The status of women council hopes to work with public and private policymakers to ensure their practices aren’t inadvertently facilitating economic abuse. The council plans to develop training to share with other organizations about how to support people who have endured economic abuse. 

Dean said potential areas for change are joint accounts at financial institutions, government funding, and insurance. 

The NWT effort is part of Help Us Rise, a national advocacy and awareness campaign from the Canadian Centre for Women’s Empowerment – or CCFWE – which declared November 26 economic abuse awareness day. 

Meseret Haileyesus, a CCFWE representative, said economic abuse is more pronounced for people who are Black, Indigenous, or of colour, and can stop someone leaving an abusive relationship.
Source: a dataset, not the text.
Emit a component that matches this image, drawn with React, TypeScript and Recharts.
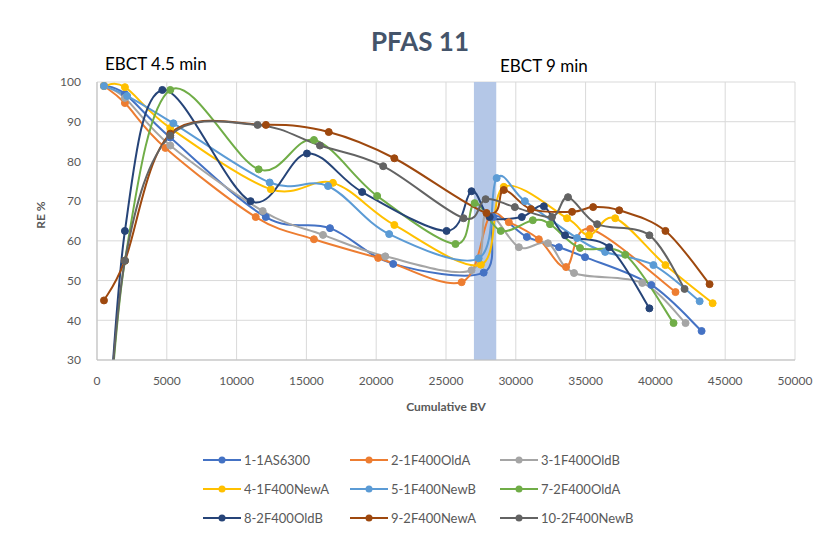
import React from 'react'
import { LineChart, Line, XAxis, YAxis, CartesianGrid, ReferenceArea } from 'recharts'

// [cumulative BV, RE %]
const s1 = [[500, 99], [2000, 97], [5250, 86], [12090, 66], [16690, 63.2], [21220, 54.2], [27700, 52], [28400, 66], [30790, 61], [33090, 58.4], [34960, 55.9], [39710, 48.9], [43310, 37.3]]
const s2 = [[500, 99], [2000, 94.7], [4900, 83.4], [11370, 66], [15540, 60.4], [20140, 55.7], [26120, 49.6], [28100, 66], [29500, 64.7], [31650, 60.4], [33600, 53.4], [35320, 63], [41440, 47.1]]
const s3 = [[500, 99], [2000, 96], [5250, 84], [11870, 67.5], [16190, 61.5], [20650, 56.1], [26830, 52.6], [27900, 67], [30220, 58.4], [32300, 59.4], [34170, 51.9], [39060, 49.4], [42160, 39.3]]
const s4 = [[500, 99], [2000, 98.7], [5250, 88.4], [12450, 73], [16900, 74.6], [21300, 64], [27500, 54], [29140, 73.6], [33670, 65.7], [35250, 61.4], [37120, 65.7], [40720, 53.9], [44100, 44.3]]
const s5 = [[500, 99], [2160, 96.5], [5470, 89.6], [12370, 74.7], [16550, 73.8], [20930, 61.7], [27340, 55.6], [28630, 75.8], [30650, 70], [34390, 60.7], [36400, 57.2], [39860, 53.9], [43170, 44.8]]
const s7 = [[500, -3], [2000, 55], [5250, 98], [11580, 78], [15540, 85.4], [20070, 71.3], [25680, 59.2], [27050, 69.5], [28920, 62.5], [31220, 65.2], [32450, 64.2], [34600, 58.2], [37840, 56.5], [41300, 39.3]]
const s8 = [[500, -5], [2000, 62.5], [4680, 98], [11000, 70], [15040, 82], [18990, 72.3], [25040, 62.5], [26830, 72.5], [28130, 66], [30430, 66], [32010, 68.7], [33530, 61.4], [36690, 58.4], [39570, 43]]
const s9 = [[500, 45], [2000, 55], [5250, 87], [12100, 89.2], [16600, 87.4], [21300, 80.8], [27900, 67], [29140, 72.8], [31080, 68], [34030, 67.3], [35540, 68.5], [37410, 67.7], [40720, 62.5], [43880, 49.1]]
const s10 = [[500, -2], [2000, 55], [5250, 86.5], [11500, 89.2], [15970, 84], [20500, 78.8], [26260, 65.7], [27840, 70.5], [29930, 68.5], [32590, 66], [33740, 71], [35830, 64.2], [39570, 61.4], [42090, 47.9]]

const seriesNames = ['1-1AS6300', '2-1F400OldA', '3-1F400OldB', '4-1F400NewA', '5-1F400NewB', '7-2F400OldA', '8-2F400OldB', '9-2F400NewA', '10-2F400NewB']
const seriesColors = ['#4472C4', '#ED7D31', '#A5A5A5', '#FFC000', '#5B9BD5', '#70AD47', '#264478', '#9E480E', '#636363']
const seriesPoints = [s1, s2, s3, s4, s5, s7, s8, s9, s10]

const xTicks = [0, 5000, 10000, 15000, 20000, 25000, 30000, 35000, 40000, 45000, 50000]
const yTicks = [30, 40, 50, 60, 70, 80, 90, 100]
const band = [27000, 28600] // EBCT 9 min switch-over

// Excel style smoothing (Catmull-Rom through every point)
const excelSmooth = (context: any) => {
  let pts: number[][] = []
  return {
    areaStart() {},
    areaEnd() {},
    lineStart() { pts = [] },
    lineEnd() {
      const n = pts.length
      if (!n) return
      context.moveTo(pts[0][0], pts[0][1])
      for (let i = 0; i < n - 1; i++) {
        const p0 = pts[Math.max(0, i - 1)]
        const p1 = pts[i]
        const p2 = pts[i + 1]
        const p3 = pts[Math.min(n - 1, i + 2)]
        context.bezierCurveTo(
          p1[0] + (p2[0] - p0[0]) / 6, p1[1] + (p2[1] - p0[1]) / 6,
          p2[0] - (p3[0] - p1[0]) / 6, p2[1] - (p3[1] - p1[1]) / 6,
          p2[0], p2[1]
        )
      }
    },
    point(x: number, y: number) { pts.push([+x, +y]) },
  }
}

const font = 'Lato, "Open Sans", sans-serif'
const axisColor = '#595959'

export default function App() {
  const series = seriesNames.map((name, i) => ({
    name,
    color: seriesColors[i],
    data: seriesPoints[i].map(([bv, re]) => ({ bv, re })),
  }))

  return (
    <div style={{ position: 'relative', width: 810, height: 523, fontFamily: font, background: '#fff' }}>
      <div style={{ position: 'absolute', left: 7, top: 20, width: 810, textAlign: 'center', fontSize: 26, fontWeight: 700, color: '#44546A', lineHeight: 1 }}>
        PFAS 11
      </div>
      <div style={{ position: 'absolute', left: 97, top: 47, fontSize: 17, color: '#000', lineHeight: 1 }}>EBCT 4.5 min</div>
      <div style={{ position: 'absolute', left: 492, top: 49, fontSize: 17, color: '#000', lineHeight: 1 }}>EBCT 9 min</div>

      <LineChart width={810} height={523} margin={{ top: 74, right: 23, left: 0, bottom: 141 }}>
        <CartesianGrid stroke="#d9d9d9" />
        <ReferenceArea x1={band[0]} x2={band[1]} y1={30} y2={100} fill="#b4c7e7" fillOpacity={1} stroke="none" ifOverflow="hidden" />
        <XAxis
          type="number"
          dataKey="bv"
          domain={[0, 50000]}
          ticks={xTicks}
          interval={0}
          height={30}
          stroke="#bfbfbf"
          tickLine={false}
          tickSize={8}
          tickMargin={8}
          tick={{ fill: axisColor, fontSize: 12, fontFamily: font }}
          allowDuplicatedCategory={false}
        />
        <YAxis
          type="number"
          dataKey="re"
          domain={[30, 100]}
          ticks={yTicks}
          interval={0}
          allowDataOverflow
          width={89}
          stroke="#bfbfbf"
          tickLine={false}
          tickSize={8}
          tickMargin={8}
          tick={{ fill: axisColor, fontSize: 12, fontFamily: font }}
        />
        {series.map((s) => (
          <Line
            key={s.name}
            data={s.data}
            dataKey="re"
            name={s.name}
            type={excelSmooth as any}
            stroke={s.color}
            strokeWidth={2}
            dot={{ r: 3.5, fill: s.color, stroke: s.color, strokeWidth: 1 }}
            isAnimationActive={false}
          />
        ))}
      </LineChart>

      <div style={{ position: 'absolute', left: 32, top: 207, transform: 'translate(-50%, -50%) rotate(-90deg)', fontSize: 12, fontWeight: 700, color: axisColor, whiteSpace: 'nowrap' }}>
        RE %
      </div>
      <div style={{ position: 'absolute', left: 438, top: 398, transform: 'translate(-50%, -50%)', fontSize: 12, fontWeight: 700, color: axisColor, whiteSpace: 'nowrap' }}>
        Cumulative BV
      </div>

      {series.map((s, i) => {
        const col = i % 3
        const row = Math.floor(i / 3)
        const left = [195, 342, 492][col]
        const top = [452, 481, 510][row]
        return (
          <div key={s.name} style={{ position: 'absolute', left, top: top - 8, height: 16, display: 'flex', alignItems: 'center' }}>
            <svg width={38} height={16}>
              <line x1={0} y1={8} x2={38} y2={8} stroke={s.color} strokeWidth={2} />
              <circle cx={19} cy={8} r={3.5} fill={s.color} />
            </svg>
            <span style={{ marginLeft: 3, fontSize: 13, color: axisColor }}>{s.name}</span>
          </div>
        )
      })}
    </div>
  )
}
Even after the relationship ends, she said, the impacts of economic abuse – like debt and bad credit scores – can deny survivors access to a credit card, loans, secure housing, or employment.

“We believe that knowing about economic abuse could help to prevent it,” she said. “We want people to have that information so that they can easily identify [it] and respond.”

Haileyesus said governments, financial and academic institutions, the justice system, and utilities have a role to play in combating economic abuse. 

CCFWE has called on the Canadian government to include economic control, sabotage, and exploitation in the federally legislated definition of domestic violence.

Haileyesus said the organization has set out five actions financial institutions can take, including reducing interest rates on credit cards, relaxing criteria for critical personal loans, and offering flexible and realistic payment plans.